**THE REQUEST**
Locate and copy each line in the data that contains the word "matplotlib".

>> Start INFORMATION PROVIDED

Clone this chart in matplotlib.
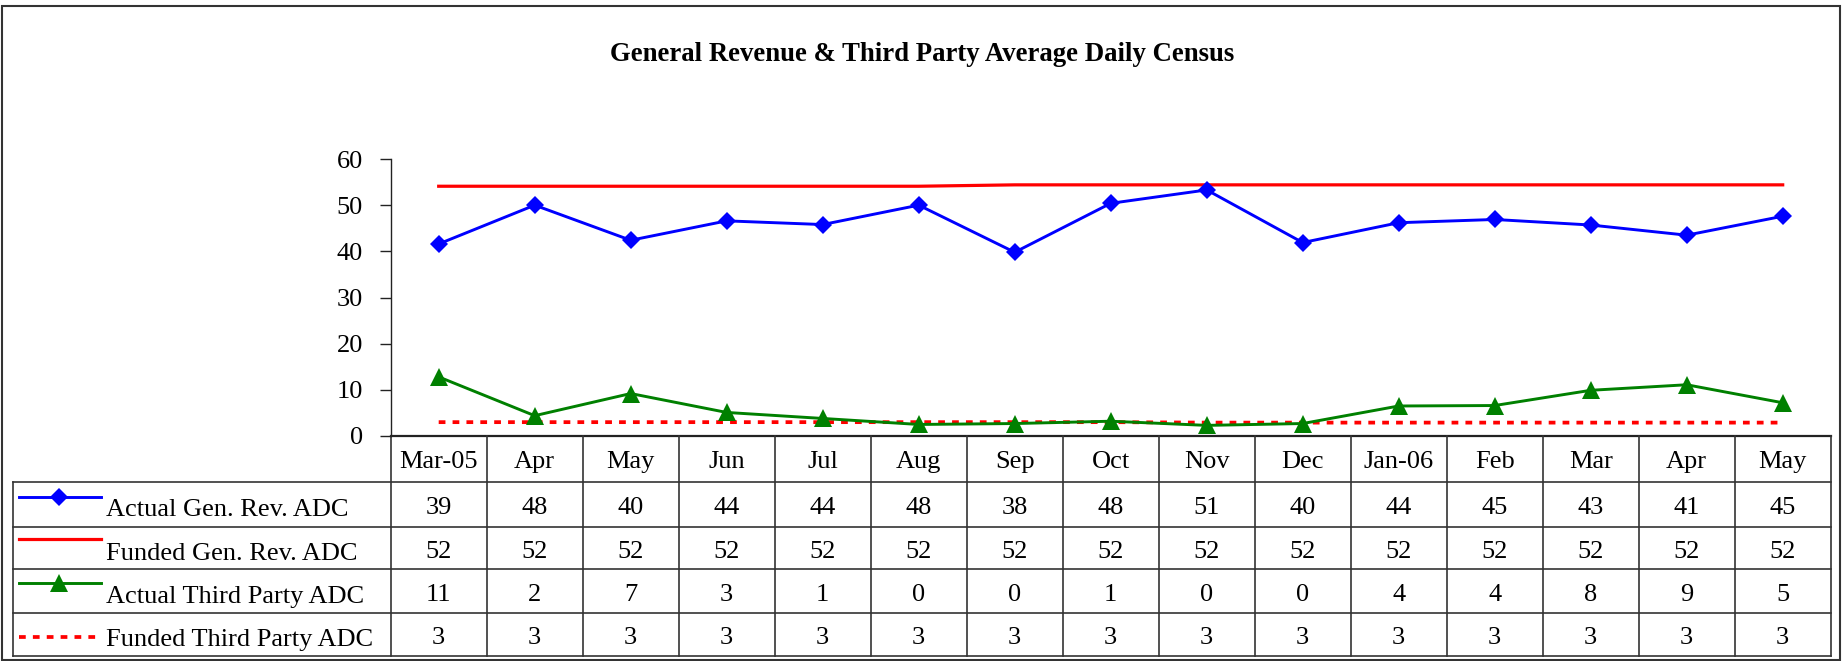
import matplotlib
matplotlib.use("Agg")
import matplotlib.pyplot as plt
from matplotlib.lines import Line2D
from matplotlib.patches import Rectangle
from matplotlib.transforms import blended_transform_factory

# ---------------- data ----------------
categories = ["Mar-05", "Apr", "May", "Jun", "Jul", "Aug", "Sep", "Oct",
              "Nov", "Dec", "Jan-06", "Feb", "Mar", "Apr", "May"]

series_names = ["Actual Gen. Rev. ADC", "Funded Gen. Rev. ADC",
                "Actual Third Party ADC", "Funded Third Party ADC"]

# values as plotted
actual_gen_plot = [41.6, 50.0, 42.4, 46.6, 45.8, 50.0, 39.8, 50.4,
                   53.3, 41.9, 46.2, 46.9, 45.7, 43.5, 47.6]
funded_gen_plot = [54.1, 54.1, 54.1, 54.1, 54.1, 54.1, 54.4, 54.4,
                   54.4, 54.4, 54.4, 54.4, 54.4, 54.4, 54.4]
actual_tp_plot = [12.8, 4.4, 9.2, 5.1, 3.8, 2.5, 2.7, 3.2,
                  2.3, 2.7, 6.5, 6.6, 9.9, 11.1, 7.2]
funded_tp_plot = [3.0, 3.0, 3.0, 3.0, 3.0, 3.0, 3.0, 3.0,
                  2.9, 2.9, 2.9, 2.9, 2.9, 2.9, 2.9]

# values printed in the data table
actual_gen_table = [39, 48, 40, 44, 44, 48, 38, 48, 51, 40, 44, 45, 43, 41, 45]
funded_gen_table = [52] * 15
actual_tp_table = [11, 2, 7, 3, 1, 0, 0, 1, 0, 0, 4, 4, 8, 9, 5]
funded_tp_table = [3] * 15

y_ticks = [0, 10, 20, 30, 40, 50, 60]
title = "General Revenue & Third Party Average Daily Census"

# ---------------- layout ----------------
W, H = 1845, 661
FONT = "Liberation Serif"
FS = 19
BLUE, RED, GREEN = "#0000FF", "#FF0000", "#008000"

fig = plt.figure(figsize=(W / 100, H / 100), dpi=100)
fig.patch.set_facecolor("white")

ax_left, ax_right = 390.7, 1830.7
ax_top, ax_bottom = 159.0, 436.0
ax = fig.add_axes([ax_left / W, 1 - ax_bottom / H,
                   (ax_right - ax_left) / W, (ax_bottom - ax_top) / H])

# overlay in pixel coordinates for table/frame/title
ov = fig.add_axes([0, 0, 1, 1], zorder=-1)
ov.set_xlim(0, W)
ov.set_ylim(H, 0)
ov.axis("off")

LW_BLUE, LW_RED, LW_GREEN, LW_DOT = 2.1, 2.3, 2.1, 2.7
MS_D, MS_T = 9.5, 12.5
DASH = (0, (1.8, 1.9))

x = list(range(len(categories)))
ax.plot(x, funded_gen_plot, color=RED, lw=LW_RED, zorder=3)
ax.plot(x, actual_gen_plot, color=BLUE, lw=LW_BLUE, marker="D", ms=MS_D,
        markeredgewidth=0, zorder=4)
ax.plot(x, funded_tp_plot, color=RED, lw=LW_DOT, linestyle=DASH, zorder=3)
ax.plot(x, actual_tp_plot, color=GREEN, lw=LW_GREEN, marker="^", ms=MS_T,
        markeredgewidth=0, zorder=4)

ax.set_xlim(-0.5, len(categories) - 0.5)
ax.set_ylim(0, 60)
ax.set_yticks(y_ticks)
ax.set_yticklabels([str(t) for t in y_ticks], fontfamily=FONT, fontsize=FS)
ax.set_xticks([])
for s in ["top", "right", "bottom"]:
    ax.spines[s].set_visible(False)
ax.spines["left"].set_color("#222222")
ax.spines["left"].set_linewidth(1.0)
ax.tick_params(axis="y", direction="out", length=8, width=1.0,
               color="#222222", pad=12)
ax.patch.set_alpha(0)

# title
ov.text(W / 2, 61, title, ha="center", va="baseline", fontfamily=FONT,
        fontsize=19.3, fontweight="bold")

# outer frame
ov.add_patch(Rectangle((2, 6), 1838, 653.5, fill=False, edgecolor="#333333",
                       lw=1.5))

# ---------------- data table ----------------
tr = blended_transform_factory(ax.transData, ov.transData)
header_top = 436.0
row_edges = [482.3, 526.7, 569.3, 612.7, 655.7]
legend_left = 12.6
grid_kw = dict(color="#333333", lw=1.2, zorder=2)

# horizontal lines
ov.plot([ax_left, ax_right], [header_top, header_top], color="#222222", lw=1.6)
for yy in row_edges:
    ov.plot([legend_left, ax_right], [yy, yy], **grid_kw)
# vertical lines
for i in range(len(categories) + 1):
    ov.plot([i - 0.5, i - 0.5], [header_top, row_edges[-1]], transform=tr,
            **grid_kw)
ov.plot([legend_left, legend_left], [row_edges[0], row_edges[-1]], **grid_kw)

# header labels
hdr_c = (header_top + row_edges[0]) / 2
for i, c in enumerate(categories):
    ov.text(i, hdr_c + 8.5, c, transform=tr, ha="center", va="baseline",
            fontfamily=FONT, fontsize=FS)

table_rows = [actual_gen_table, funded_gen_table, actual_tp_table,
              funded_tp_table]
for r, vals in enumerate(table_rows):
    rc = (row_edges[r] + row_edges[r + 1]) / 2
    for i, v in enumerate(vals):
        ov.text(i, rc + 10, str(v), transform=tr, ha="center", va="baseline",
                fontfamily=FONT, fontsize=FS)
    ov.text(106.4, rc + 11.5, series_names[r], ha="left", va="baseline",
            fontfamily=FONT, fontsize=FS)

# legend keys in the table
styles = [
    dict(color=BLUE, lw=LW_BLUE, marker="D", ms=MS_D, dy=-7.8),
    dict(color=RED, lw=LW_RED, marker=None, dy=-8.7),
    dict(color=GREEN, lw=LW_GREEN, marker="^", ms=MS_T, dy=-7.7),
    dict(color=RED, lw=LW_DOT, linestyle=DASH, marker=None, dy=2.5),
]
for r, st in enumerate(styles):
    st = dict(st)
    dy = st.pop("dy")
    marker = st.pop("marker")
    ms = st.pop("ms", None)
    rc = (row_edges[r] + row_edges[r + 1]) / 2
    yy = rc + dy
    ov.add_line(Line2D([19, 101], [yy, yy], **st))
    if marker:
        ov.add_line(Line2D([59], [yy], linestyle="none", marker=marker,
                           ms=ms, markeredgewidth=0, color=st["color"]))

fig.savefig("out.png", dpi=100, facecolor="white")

>> End INFORMATION PROVIDED

**CORRECT OUTPUT**
Clone this chart in matplotlib.
import matplotlib
matplotlib.use("Agg")
import matplotlib.pyplot as plt
from matplotlib.lines import Line2D
from matplotlib.patches import Rectangle
from matplotlib.transforms import blended_transform_factory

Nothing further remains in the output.